While I haven't watched the movie (yet), I'm going to chime in on one of the points, about how it seems like the Capital is like San Francisco - and the implication that there is a bit of homophobia going on here, and take on part of one of the criticisms of the series as a whole, as to why it took 75 years for the Districts to start rebelling.
Something that I thought was pretty clear in the first movie (and all of the books) was that the people in the Capital have priorities that we are supposed to see as being terrible. They are so isolated from the rest of the world, from the 12 districts that they literally don't see the people of the districts as anything more than Tributes - and that the Hunger Games may be the only time they actually see people from the Districts on a regular basis. When you have little to no contact with a subset of people... it's hard to see them as actual human beings in the best of circumstances. (see: talking to rural Christian folk about Muslims, Goths, City folk or crime rates in cities.) When you have the potential propaganda campaign around those people being Tributes, dying for your entertainment, and that has likely been going on for your entire life (75 years now), it's going to be almost impossible for people to overcome it. Hell, we're 68 years past World War 2 and we STILL tend to think of "German" with "Evil". We treat it like it's a joke - speaking German romantically is considered hilarious to a large swath of people - but there's still a tendency to have evil characters speak German, have links to Germany in one way or another (See: Dr. Heinz Doofenshmirtz from Phineas and Ferb) - and we're the Good Guys here. We allow ourselves to treat German and Germans like this due to the crimes that Nazi Germany committed in WWII. Take it to an extreme, have Germany win in WWII, and you could see the Russians, British and Americans be characterized in far worse ways by the Nazi's.
As for how this could happen and continue to happen for 75 years? Slavery in America lasted for hundreds of years. Metaphorically, I see the people of the Capital are sort of like White Americans from the 17th, 18th and early 19th century, and the people of the Districts are sort of like the Slaves in America - all of the slaves are hideously mistreated due to just happening to be of direct African descent, but most of the Whites are just clueless. They were born into a society where they were on top and AA's were not human, so that's they way it's supposed to be. When they do see the mistreatment of individual slaves, either it's ignored, rationalized (the slave deserves to be lynched) or encouraged by the majority of the ruling class. Sons watch their fathers beat slaves to work faster and learn that this is the accepted way of doing it. Daughters are told from a young age that it's not appropriate for a lady to be seen with a slave, so they don't even try to become friendly with them. Is the son an "evil" person for growing up to beat slaves into working faster? Is the daughter an "evil" person for utterly ignoring the existence of slaves (with only a few specific exceptions, like ordering house slaves to do work and the like)? It's ambiguous at best.

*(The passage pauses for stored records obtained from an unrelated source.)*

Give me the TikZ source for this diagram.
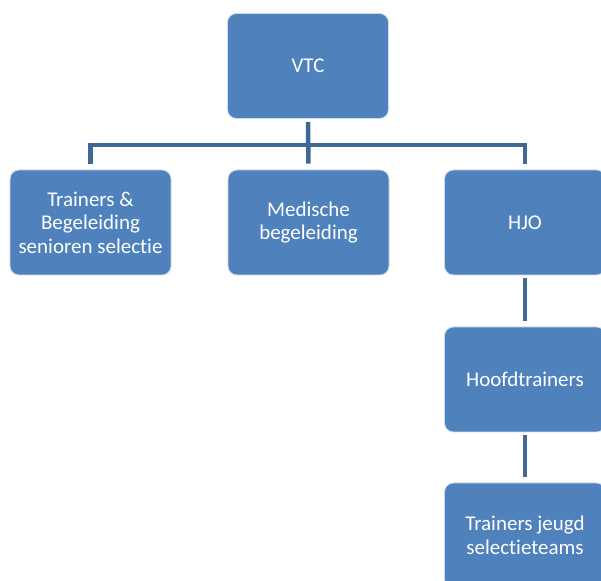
\documentclass[tikz,border=0pt]{standalone}
\usepackage{fontspec}
\setmainfont{Carlito}[Ligatures={NoCommon,NoContextual}]
\definecolor{boxblue}{RGB}{79,129,189}
\definecolor{lineblue}{RGB}{64,104,150}
\begin{document}
\begin{tikzpicture}[x=1pt,y=1pt,
  orgbox/.style={draw=white!70!boxblue, line width=0.8pt, fill=boxblue, rounded corners=9pt,
    minimum width=161pt, minimum height=105pt, inner sep=2pt, text=white, align=center,
    font=\fontsize{21}{23.5}\selectfont},
  conn/.style={draw=lineblue, line width=4.5pt, shorten <=3pt, shorten >=6pt}]
\useasboundingbox (0,0) rectangle (601,580);
\node[orgbox] (vtc) at (308,514) {VTC};
\node[orgbox] (tr) at (90.5,357.5) {Trainers \&\\Begeleiding\\senioren selectie};
\node[orgbox] (med) at (308.5,357.5) {Medische\\begeleiding};
\node[orgbox] (hjo) at (525,357.5) {HJO};
\node[orgbox] (hoofd) at (525,200.5) {Hoofdtrainers};
\node[orgbox] (jeugd) at (525,44.5) {Trainers jeugd\\selectieteams};
\coordinate (bus) at (308,435);
\draw[conn] (vtc.south) -- (med.north);
\draw[draw=lineblue, line width=4.5pt, shorten >=6pt] (bus) -| (tr.north);
\draw[draw=lineblue, line width=4.5pt, shorten >=6pt] (bus) -| (hjo.north);
\draw[conn] (hjo.south) -- (hoofd.north);
\draw[conn] (hoofd.south) -- (jeugd.north);
\end{tikzpicture}
\end{document}
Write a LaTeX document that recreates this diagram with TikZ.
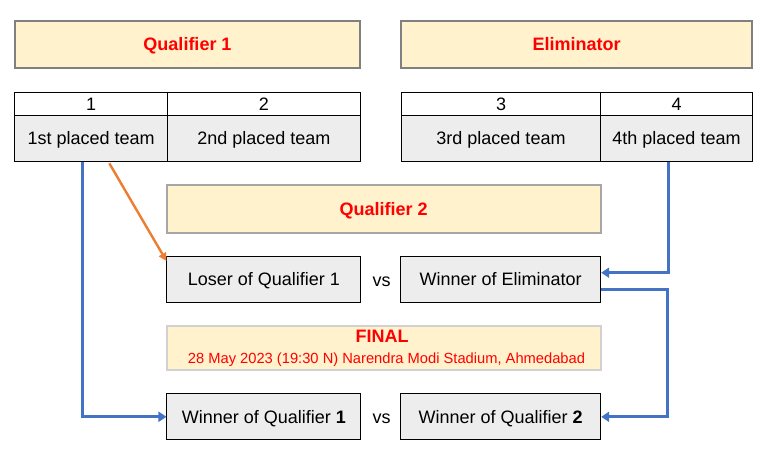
\documentclass[tikz,border=0pt]{standalone}
\usepackage{fontspec}
\setmainfont{Liberation Sans}
\usepackage{xcolor}
\usetikzlibrary{arrows.meta, positioning, calc}

\definecolor{cream}{HTML}{FFF2CC}
\definecolor{cellgray}{HTML}{EDEDED}
\definecolor{linkblue}{HTML}{4472C4}
\definecolor{linkorange}{HTML}{ED7D31}

\begin{document}
\begin{tikzpicture}[x=1pt, y=-1pt,
    every node/.style={inner sep=0pt, text height=12.4pt, text depth=0pt,
        font=\fontsize{18}{21}\selectfont},
    stagehdr/.style={rectangle, draw=#1, line width=2.2pt, fill=cream, text=red,
        font=\fontsize{18}{21}\selectfont\bfseries},
    numcell/.style={rectangle, draw=black, line width=1pt, fill=white, minimum height=23pt},
    teamcell/.style={rectangle, draw=black, line width=1pt, fill=cellgray, minimum height=46pt},
    matchbox/.style={rectangle, draw=black, line width=1pt, fill=cellgray,
        minimum width=193.7pt, minimum height=46pt},
    bluelink/.style={draw=linkblue, line width=3pt, -{Triangle[length=8pt, width=10pt]}},
    orangelink/.style={draw=linkorange, line width=2.4pt, -{Triangle[length=8pt, width=8pt]}}]
    \useasboundingbox (0,0) rectangle (762,458);

    % stage headers
    \node[stagehdr=gray, minimum width=345.6pt, minimum height=47.3pt] (q1hdr) at (187.5,44.7) {Qualifier 1};
    \node[stagehdr=gray, minimum width=351.6pt, minimum height=47.3pt] (elimhdr) at (576.5,44.7) {Eliminator};

    % league standings
    \node[numcell, minimum width=152.6pt] (n1) at (91.1,103.8) {1};
    \node[numcell, minimum width=193pt] (n2) at (263.8,103.8) {2};
    \node[numcell, minimum width=199.4pt] (n3) at (501,103.8) {3};
    \node[numcell, minimum width=151.6pt] (n4) at (676.5,103.8) {4};
    \node[teamcell, minimum width=152.6pt] (t1) at (91.1,138.3) {1st placed team};
    \node[teamcell, minimum width=193pt] (t2) at (263.8,138.3) {2nd placed team};
    \node[teamcell, minimum width=199.4pt] (t3) at (501,138.3) {3rd placed team};
    \node[teamcell, minimum width=151.6pt] (t4) at (676.5,138.3) {4th placed team};

    % qualifier 2
    \node[stagehdr=black!35, minimum width=434pt, minimum height=47.7pt] (q2hdr) at (383.7,209) {Qualifier 2};
    \node[matchbox] (loser) at (263.8,279.5) {Loser of Qualifier 1};
    \node (vs1) at (381.7,280) {vs};
    \node[matchbox, minimum width=200pt] (elimwin) at (500.7,279.5) {Winner of Eliminator};

    % final
    \node[stagehdr=black!18, minimum width=434pt, minimum height=44.6pt] (final) at (383.7,348) {};
    \node[text=red, font=\fontsize{18}{21}\selectfont\bfseries] (finaltitle) at (382,336.5) {FINAL};
    \node[text=red, text height=10.2pt, font=\fontsize{14.7}{17}\selectfont] (finalinfo) at (386.5,358.3)
        {28 May 2023 (19:30 N) Narendra Modi Stadium, Ahmedabad};
    \node[matchbox] (wq1) at (263.8,416.8) {Winner of Qualifier \textbf{1}};
    \node (vs2) at (381.7,417.3) {vs};
    \node[matchbox, minimum width=200pt] (wq2) at (500.7,416.8) {Winner of Qualifier \textbf{2}};

    % links
    \coordinate (elimturn) at (667.3,289);
    \draw[bluelink] ([xshift=-8.4pt]t1.south) |- (wq1.west);
    \draw[orangelink] ([xshift=18.2pt, yshift=-1.5pt]t1.south) -- ([yshift=-5pt]loser.north west);
    \draw[bluelink] ([xshift=-8.2pt]t4.south) |- ([yshift=6.8pt]elimwin.east);
    \draw[bluelink] (elimwin.east |- elimturn) -- (elimturn) |- (wq2.east);
\end{tikzpicture}
\end{document}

Sticking with the American slavery metaphor, look at the typical clothing we tend to associate with slaves and slave owners. Slaves wear simple, practical clothing that is drab and lifeless, while many of the slave owners (particularly the women) wear clothing that is absurd. Useless and decadent at best, insulting at worst - clothing that a woman can't put on by herself but requires the aid of a slave (or two) to get into. (so not only does the owner wear something that is useless and decadent, the slaves actually have to help her get herself dressed because she can't do it herself) And what's the point of all these useless and decadent clothes? To look better in social situations. To look pretty. To do nothing of real value. (For both men and women, the women's clothing is just more obvious about it.) Or look at pre-revolution France, if you want to see men dressed up as uselessly as woman. There are plenty of examples of a ruling class dressing outrageously compared to the "lower" classes.
Got off on a bit of a tangent there, but essentially: Hunger Games is NOT Homophobic in the least and it's not a stretch of any means that this could go on for 75 years.